The exercise
Output the material exactly, but drop every image it holds.

Given material
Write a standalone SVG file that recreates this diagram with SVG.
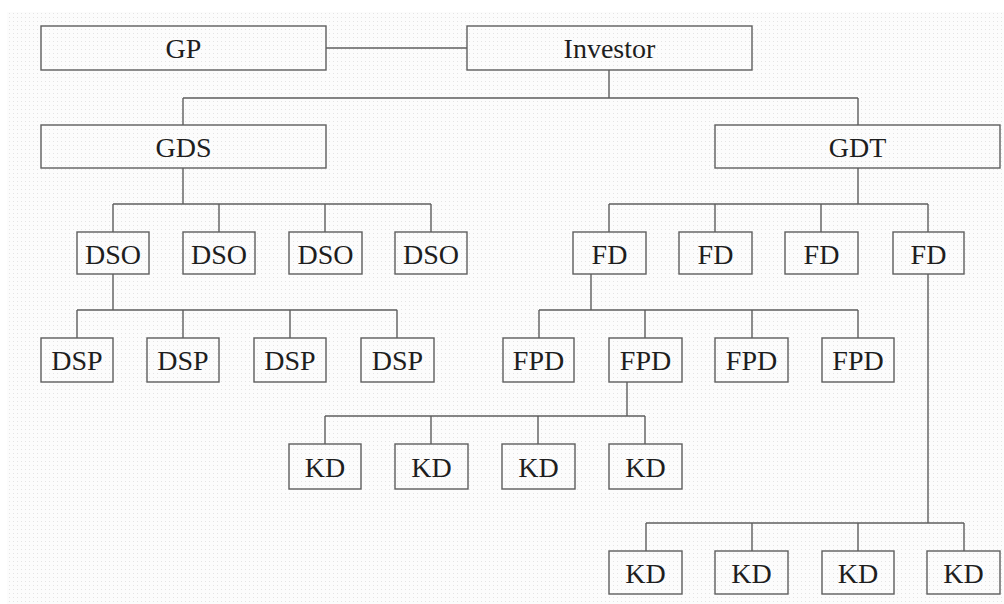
<svg xmlns="http://www.w3.org/2000/svg" width="1004" height="604" viewBox="0 0 1004 604">
<defs>
<pattern id="dots" width="4" height="4" patternUnits="userSpaceOnUse">
<rect width="4" height="4" fill="#fcfcfc"/>
<rect x="1" y="1" width="1" height="1" fill="#e4e4e4"/>
</pattern>
<style>
.b{fill:none;stroke:#5e5e5e;stroke-width:1.4}
.c{fill:none;stroke:#5e5e5e;stroke-width:1.4}
.t{font-family:"Liberation Serif","DejaVu Serif",serif;font-size:28px;fill:#1e1e1e;text-anchor:middle}
</style>
</defs>
<rect width="1004" height="604" fill="#ffffff"/>
<rect x="7" y="12" width="997" height="592" fill="url(#dots)"/>
<g id="connectors" class="c">
<path d="M326 48H467"/>
<path d="M609 70V98M183 98H858M183 98V125M858 98V125"/>
<path d="M183 168V204M113 204H431M113 204V232M219 204V232M325 204V232M431 204V232"/>
<path d="M113 274V310M77 310H397M77 310V338M183 310V338M290 310V338M397 310V338"/>
<path d="M858 168V204M609 204H928M609 204V232M715 204V232M821 204V232M928 204V232"/>
<path d="M591 274V310M539 310H858M539 310V338M645 310V338M752 310V338M858 310V338"/>
<path d="M627 382V416M325 416H645M325 416V444M431 416V444M538 416V444M645 416V444"/>
<path d="M928 274V523M646 523H964M646 523V551M752 523V551M858 523V551M964 523V551"/>
</g>
<g id="gp"><rect class="b" x="41" y="26" width="285" height="44"/><text class="t" x="183.5" y="58">GP</text></g>
<g id="investor"><rect class="b" x="467" y="26" width="285" height="44"/><text class="t" x="609.5" y="58">Investor</text></g>
<g id="gds"><rect class="b" x="41" y="125" width="285" height="43"/><text class="t" x="183.5" y="157">GDS</text></g>
<g id="gdt"><rect class="b" x="715" y="125" width="285" height="43"/><text class="t" x="857.5" y="157">GDT</text></g>
<g id="dso1"><rect class="b" x="77" y="232" width="72" height="42"/><text class="t" x="113" y="264">DSO</text></g>
<g id="dso2"><rect class="b" x="183" y="232" width="72" height="42"/><text class="t" x="219" y="264">DSO</text></g>
<g id="dso3"><rect class="b" x="289" y="232" width="73" height="42"/><text class="t" x="325.5" y="264">DSO</text></g>
<g id="dso4"><rect class="b" x="395" y="232" width="72" height="42"/><text class="t" x="431" y="264">DSO</text></g>
<g id="dsp1"><rect class="b" x="41" y="338" width="72" height="44"/><text class="t" x="77" y="370">DSP</text></g>
<g id="dsp2"><rect class="b" x="147" y="338" width="72" height="44"/><text class="t" x="183" y="370">DSP</text></g>
<g id="dsp3"><rect class="b" x="254" y="338" width="72" height="44"/><text class="t" x="290" y="370">DSP</text></g>
<g id="dsp4"><rect class="b" x="361" y="338" width="73" height="44"/><text class="t" x="397.5" y="370">DSP</text></g>
<g id="fd1"><rect class="b" x="573" y="232" width="73" height="42"/><text class="t" x="609.5" y="264">FD</text></g>
<g id="fd2"><rect class="b" x="679" y="232" width="73" height="42"/><text class="t" x="715.5" y="264">FD</text></g>
<g id="fd3"><rect class="b" x="785" y="232" width="73" height="42"/><text class="t" x="821.5" y="264">FD</text></g>
<g id="fd4"><rect class="b" x="893" y="232" width="71" height="42"/><text class="t" x="928.5" y="264">FD</text></g>
<g id="fpd1"><rect class="b" x="503" y="338" width="71" height="44"/><text class="t" x="538.5" y="370">FPD</text></g>
<g id="fpd2"><rect class="b" x="609" y="338" width="73" height="44"/><text class="t" x="645.5" y="370">FPD</text></g>
<g id="fpd3"><rect class="b" x="715" y="338" width="73" height="44"/><text class="t" x="751.5" y="370">FPD</text></g>
<g id="fpd4"><rect class="b" x="822" y="338" width="72" height="44"/><text class="t" x="858" y="370">FPD</text></g>
<g id="kd1"><rect class="b" x="289" y="444" width="72" height="45"/><text class="t" x="325" y="477">KD</text></g>
<g id="kd2"><rect class="b" x="395" y="444" width="73" height="45"/><text class="t" x="431.5" y="477">KD</text></g>
<g id="kd3"><rect class="b" x="502" y="444" width="73" height="45"/><text class="t" x="538.5" y="477">KD</text></g>
<g id="kd4"><rect class="b" x="609" y="444" width="73" height="45"/><text class="t" x="645.5" y="477">KD</text></g>
<g id="kd5"><rect class="b" x="609" y="551" width="73" height="43"/><text class="t" x="645.5" y="583">KD</text></g>
<g id="kd6"><rect class="b" x="715" y="551" width="73" height="43"/><text class="t" x="751.5" y="583">KD</text></g>
<g id="kd7"><rect class="b" x="822" y="551" width="72" height="43"/><text class="t" x="858" y="583">KD</text></g>
<g id="kd8"><rect class="b" x="927" y="551" width="73" height="43"/><text class="t" x="963.5" y="583">KD</text></g>
</svg>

Complete answer
Write a standalone SVG file that recreates this diagram with SVG.
<svg xmlns="http://www.w3.org/2000/svg" width="1004" height="604" viewBox="0 0 1004 604">
<defs>
<pattern id="dots" width="4" height="4" patternUnits="userSpaceOnUse">
<rect width="4" height="4" fill="#fcfcfc"/>
<rect x="1" y="1" width="1" height="1" fill="#e4e4e4"/>
</pattern>
<style>
.b{fill:none;stroke:#5e5e5e;stroke-width:1.4}
.c{fill:none;stroke:#5e5e5e;stroke-width:1.4}
.t{font-family:"Liberation Serif","DejaVu Serif",serif;font-size:28px;fill:#1e1e1e;text-anchor:middle}
</style>
</defs>
<rect width="1004" height="604" fill="#ffffff"/>
<rect x="7" y="12" width="997" height="592" fill="url(#dots)"/>
<g id="connectors" class="c">
<path d="M326 48H467"/>
<path d="M609 70V98M183 98H858M183 98V125M858 98V125"/>
<path d="M183 168V204M113 204H431M113 204V232M219 204V232M325 204V232M431 204V232"/>
<path d="M113 274V310M77 310H397M77 310V338M183 310V338M290 310V338M397 310V338"/>
<path d="M858 168V204M609 204H928M609 204V232M715 204V232M821 204V232M928 204V232"/>
<path d="M591 274V310M539 310H858M539 310V338M645 310V338M752 310V338M858 310V338"/>
<path d="M627 382V416M325 416H645M325 416V444M431 416V444M538 416V444M645 416V444"/>
<path d="M928 274V523M646 523H964M646 523V551M752 523V551M858 523V551M964 523V551"/>
</g>
<g id="gp"><rect class="b" x="41" y="26" width="285" height="44"/><text class="t" x="183.5" y="58">GP</text></g>
<g id="investor"><rect class="b" x="467" y="26" width="285" height="44"/><text class="t" x="609.5" y="58">Investor</text></g>
<g id="gds"><rect class="b" x="41" y="125" width="285" height="43"/><text class="t" x="183.5" y="157">GDS</text></g>
<g id="gdt"><rect class="b" x="715" y="125" width="285" height="43"/><text class="t" x="857.5" y="157">GDT</text></g>
<g id="dso1"><rect class="b" x="77" y="232" width="72" height="42"/><text class="t" x="113" y="264">DSO</text></g>
<g id="dso2"><rect class="b" x="183" y="232" width="72" height="42"/><text class="t" x="219" y="264">DSO</text></g>
<g id="dso3"><rect class="b" x="289" y="232" width="73" height="42"/><text class="t" x="325.5" y="264">DSO</text></g>
<g id="dso4"><rect class="b" x="395" y="232" width="72" height="42"/><text class="t" x="431" y="264">DSO</text></g>
<g id="dsp1"><rect class="b" x="41" y="338" width="72" height="44"/><text class="t" x="77" y="370">DSP</text></g>
<g id="dsp2"><rect class="b" x="147" y="338" width="72" height="44"/><text class="t" x="183" y="370">DSP</text></g>
<g id="dsp3"><rect class="b" x="254" y="338" width="72" height="44"/><text class="t" x="290" y="370">DSP</text></g>
<g id="dsp4"><rect class="b" x="361" y="338" width="73" height="44"/><text class="t" x="397.5" y="370">DSP</text></g>
<g id="fd1"><rect class="b" x="573" y="232" width="73" height="42"/><text class="t" x="609.5" y="264">FD</text></g>
<g id="fd2"><rect class="b" x="679" y="232" width="73" height="42"/><text class="t" x="715.5" y="264">FD</text></g>
<g id="fd3"><rect class="b" x="785" y="232" width="73" height="42"/><text class="t" x="821.5" y="264">FD</text></g>
<g id="fd4"><rect class="b" x="893" y="232" width="71" height="42"/><text class="t" x="928.5" y="264">FD</text></g>
<g id="fpd1"><rect class="b" x="503" y="338" width="71" height="44"/><text class="t" x="538.5" y="370">FPD</text></g>
<g id="fpd2"><rect class="b" x="609" y="338" width="73" height="44"/><text class="t" x="645.5" y="370">FPD</text></g>
<g id="fpd3"><rect class="b" x="715" y="338" width="73" height="44"/><text class="t" x="751.5" y="370">FPD</text></g>
<g id="fpd4"><rect class="b" x="822" y="338" width="72" height="44"/><text class="t" x="858" y="370">FPD</text></g>
<g id="kd1"><rect class="b" x="289" y="444" width="72" height="45"/><text class="t" x="325" y="477">KD</text></g>
<g id="kd2"><rect class="b" x="395" y="444" width="73" height="45"/><text class="t" x="431.5" y="477">KD</text></g>
<g id="kd3"><rect class="b" x="502" y="444" width="73" height="45"/><text class="t" x="538.5" y="477">KD</text></g>
<g id="kd4"><rect class="b" x="609" y="444" width="73" height="45"/><text class="t" x="645.5" y="477">KD</text></g>
<g id="kd5"><rect class="b" x="609" y="551" width="73" height="43"/><text class="t" x="645.5" y="583">KD</text></g>
<g id="kd6"><rect class="b" x="715" y="551" width="73" height="43"/><text class="t" x="751.5" y="583">KD</text></g>
<g id="kd7"><rect class="b" x="822" y="551" width="72" height="43"/><text class="t" x="858" y="583">KD</text></g>
<g id="kd8"><rect class="b" x="927" y="551" width="73" height="43"/><text class="t" x="963.5" y="583">KD</text></g>
</svg>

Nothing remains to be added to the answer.